How much do you already have in pretax accounts? If your traditional 401(k) is already at $500,000 in your forties, you are setting up RMD pressure later. Diversifying into Roth at that point is a hedge against bracket creep at age 73, not a bet on tax rates.
Do you have employer match? Employer matches go into a pretax bucket regardless of where your own contribution lands. If you are entirely Roth on your side, the match still builds your pretax balance. That naturally creates some pretax exposure without effort and is a reason not to feel obligated to allocate some of your own contribution to pretax for "diversification."
What does your household income look like over the cycle? A two-earner household with one spouse in residency or law school for three years has a window of unusually low marginal rates. That window is screaming for Roth contributions and Roth conversions. The opposite — peak earning years with a working spouse — is where pretax has its strongest case.
The Cases Where the Rule of Thumb Is Just Wrong
A few specific situations where the conventional advice misleads.

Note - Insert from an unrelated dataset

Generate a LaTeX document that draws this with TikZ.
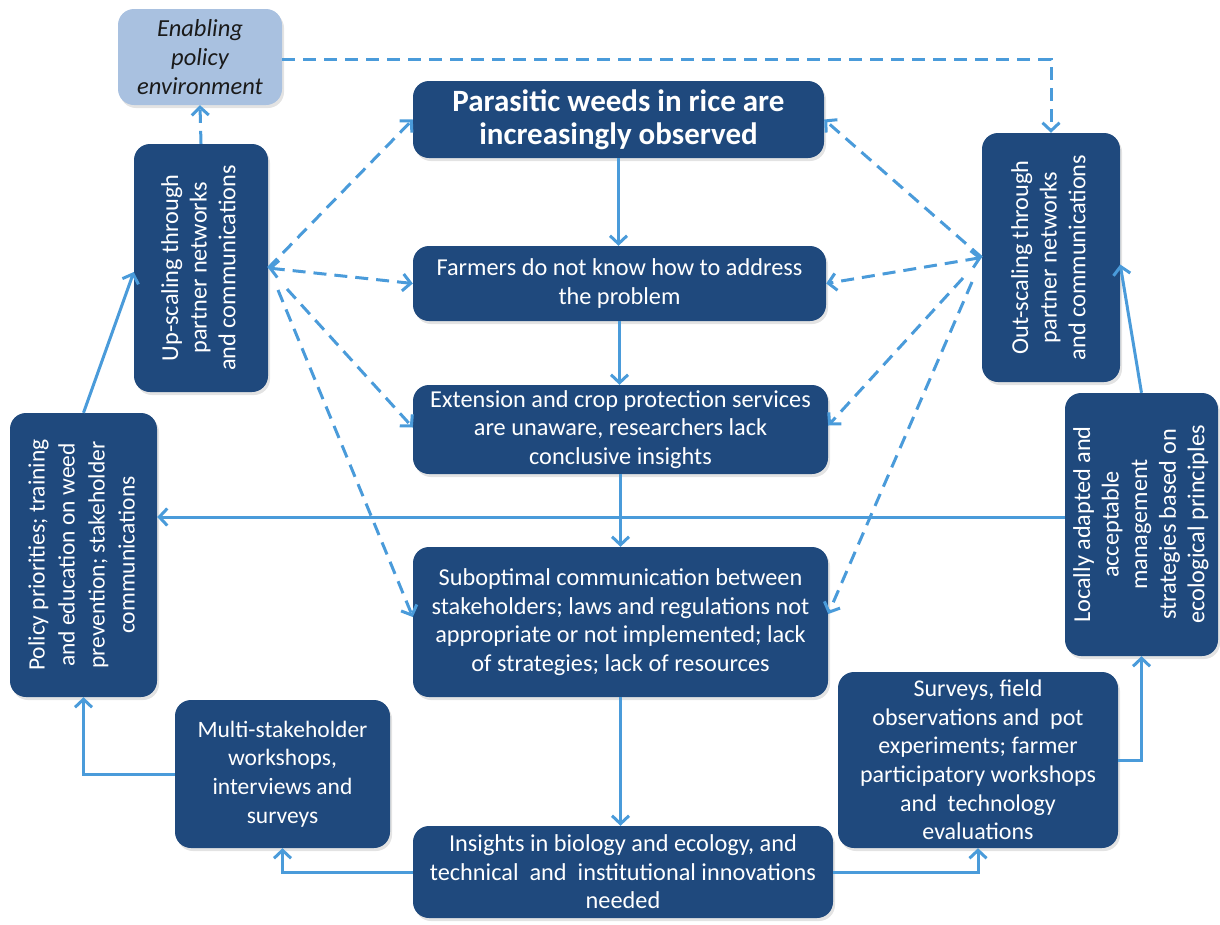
\documentclass[tikz,border=0pt]{standalone}
\usepackage{fontspec}
\setmainfont{Carlito}
\usetikzlibrary{arrows.meta,shadows,calc}
\definecolor{navy}{HTML}{1F497D}
\definecolor{lnblue}{HTML}{4A9BDA}
\definecolor{pale}{HTML}{A9C1E0}
\definecolor{darktext}{HTML}{1A1A1A}
\newcommand{\rottext}[1]{\rotatebox{90}{\begin{tabular}{@{}c@{}}#1\end{tabular}}}
\tikzset{
  box/.style={rounded corners=16pt, fill=navy, text=white, align=center, inner sep=0pt,
    font=\fontsize{24.3}{28.6}\selectfont,
    drop shadow={shadow xshift=2pt,shadow yshift=-3pt,opacity=0.22}},
  sol/.style={draw=lnblue, line width=3pt, -{Straight Barb[length=8pt,width=17pt]}},
  dsh/.style={sol, dash pattern=on 13pt off 8pt},
  dshboth/.style={dsh, {Straight Barb[length=8pt,width=17pt]}-{Straight Barb[length=8pt,width=17pt]}},
}
\begin{document}
\begin{tikzpicture}[x=1pt,y=-1pt]
\useasboundingbox (0,0) rectangle (1220,924);
% nodes
\node[box, fill=pale, text=darktext, font=\itshape\fontsize{24.5}{29}\selectfont,
  minimum width=164pt, minimum height=96pt] (enab) at (200,57) {Enabling\\policy\\environment};
\node[box, font=\bfseries\fontsize{31}{33}\selectfont, minimum width=411pt, minimum height=77pt]
  (top) at (618.5,119.5) {Parasitic weeds in rice are\\increasingly observed};
\node[box, minimum width=413pt, minimum height=75pt] (farm) at (619.5,283.5)
  {Farmers do not know how to address\\the problem};
\node[box, minimum width=415pt, minimum height=89pt] (ext) at (620.5,429.5)
  {Extension and crop protection services\\are unaware, researchers lack\\conclusive insights};
\node[box, minimum width=415pt, minimum height=150pt] (sub) at (620.5,622)
  {Suboptimal communication between\\stakeholders; laws and regulations not\\appropriate or not implemented; lack\\of strategies; lack of resources};
\node[box, minimum width=420pt, minimum height=92pt] (ins) at (623,872)
  {Insights in biology and ecology, and\\technical\ \ and\ \ institutional innovations\\needed};
\node[box, minimum width=134pt, minimum height=248pt] (up) at (201,268)
  {\rottext{Up-scaling through\\partner networks\\and communications}};
\node[box, minimum width=138pt, minimum height=249pt] (out) at (1051,257.5)
  {\rottext{Out-scaling through\\partner networks\\and communications}};
\node[box, font=\fontsize{23.5}{30}\selectfont, minimum width=147pt, minimum height=284pt] (pol) at (83.5,555)
  {\rottext{Policy priorities; training\\and education on weed\\prevention; stakeholder\\communications}};
\node[box, minimum width=153pt, minimum height=263pt] (loc) at (1141.5,524.5)
  {\rottext{Locally adapted and\\acceptable\\management\\strategies based on\\ecological principles}};
\node[box, font=\fontsize{23.5}{28.6}\selectfont, minimum width=215pt, minimum height=148pt] (multi) at (282.5,774)
  {Multi-stakeholder\\workshops,\\interviews and\\surveys};
\node[box, font=\fontsize{24}{28.6}\selectfont, minimum width=280pt, minimum height=176pt] (surv) at (978,760)
  {Surveys, field\\observations and\ \ pot\\experiments; farmer\\participatory workshops\\and\ \ technology\\evaluations};
% helper coordinates
\coordinate (hline) at (0,517);
\coordinate (upA) at (287,289);
\coordinate (upB) at (278,290);
\coordinate (outA) at (963,278);
\coordinate (outB) at (972,282);
% solid connectors
\draw[sol] (top.south) -- (top.south |- farm.north);
\draw[sol] (farm.south) -- (farm.south |- ext.north);
\draw[sol] (ext.south) -- (ext.south |- sub.north);
\draw[sol] (sub.south) -- (sub.south |- ins.north);
\draw[sol] (ins.west) -| (multi.south);
\draw[sol] (ins.east) -| (surv.south);
\draw[sol] (multi.west) -| (pol.south);
\draw[sol] (pol.north) -- ([yshift=-4pt]up.west);
\draw[sol] (loc.west |- hline) -- (pol.east |- hline);
\draw[sol] (surv.east) -| (loc.south);
\draw[sol] (loc.north) -- ([yshift=-7pt]out.east);
% dashed connectors
\draw[dsh] (up.north) -- (enab.south);
\draw[dsh] ([yshift=-2pt]enab.east) -| (out.north);
\draw[dsh] (up.east) -- (top.west);
\draw[dshboth] (up.east) -- (farm.west);
\draw[dsh] (upA) -- ([yshift=2pt]ext.west);
\draw[dsh] (upB) -- ([yshift=5pt]sub.west);
\draw[dsh] (out.west) -- (top.east);
\draw[dshboth] (out.west) -- (farm.east);
\draw[dsh] (outA) -- ([yshift=4pt]ext.east);
\draw[dsh] (outB) -- ([yshift=8pt]sub.east);
\end{tikzpicture}
\end{document}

High-income earners assuming they "must" go pretax. The intuition is that the immediate tax deduction is too valuable to pass up at a 35% marginal rate. But if you are at 35% now and your accumulated retirement balance will throw off $300,000 a year in RMDs plus Social Security plus pension, your retirement marginal rate is plausibly in the same neighborhood. The deduction is not as decisive as it looks.
Young earners going entirely pretax because "I'm in a high bracket now." A 26-year-old in the 24% bracket has forty years for compounding. The tax-free growth on a Roth contribution made now is enormous. The 24% rate is high relative to a probable retirement rate of 12% only if you assume tax brackets stay constant for forty years and your retirement income lands in the 12% band. That is a lot of assumption.
Anyone above the Roth IRA income limits assuming they "can't" go Roth. The Roth IRA direct-contribution phaseout in 2024 starts at $146,000 single and $230,000 married filing jointly. Above that, direct Roth IRA contributions are not allowed. The backdoor Roth (contribute non-deductible to a traditional IRA, convert to Roth) remains legal as of mid-2026 and is widely used by high earners. Roth 401(k) contributions have no income limit at all.
The catch-up contribution rule change. SECURE 2.0 requires that catch-up contributions (the extra amount workers 50+ can contribute) be made on a Roth basis for employees who earned more than $145,000 in the prior year. This rule took administrative effect in 2026. If you are 50+ and high-earning, part of your catch-up is now Roth by law, which simplifies the decision for that slice of dollars.
What Actually Helps
The single most useful thing you can do before making this decision is to look at a concrete paycheck and see what the numbers do under each scenario. The paycheck calculator lets you plug in salary, filing status, and pretax deduction amount and see federal tax withholding update line by line. Comparing the pretax case (deduction filled in) against the Roth case (deduction zero) shows you exactly how many dollars of tax you would defer by going pretax — which is the immediate, concrete number the abstract argument tends to obscure.
From there, the right question is not "which is mathematically optimal." It is whether the certain, present-value tax break from pretax is worth more to you than the uncertain, future-value tax flexibility of Roth, given the realistic range of futures you might end up in. For most people in the middle income brackets, with most of a career ahead of them, a split — some pretax, some Roth — is a defensible answer that does not require you to predict the future correctly. The mistake is choosing the bucket once at age 25 and never revisiting it for the next thirty years as your income, your balances, and your tax law all change underneath you.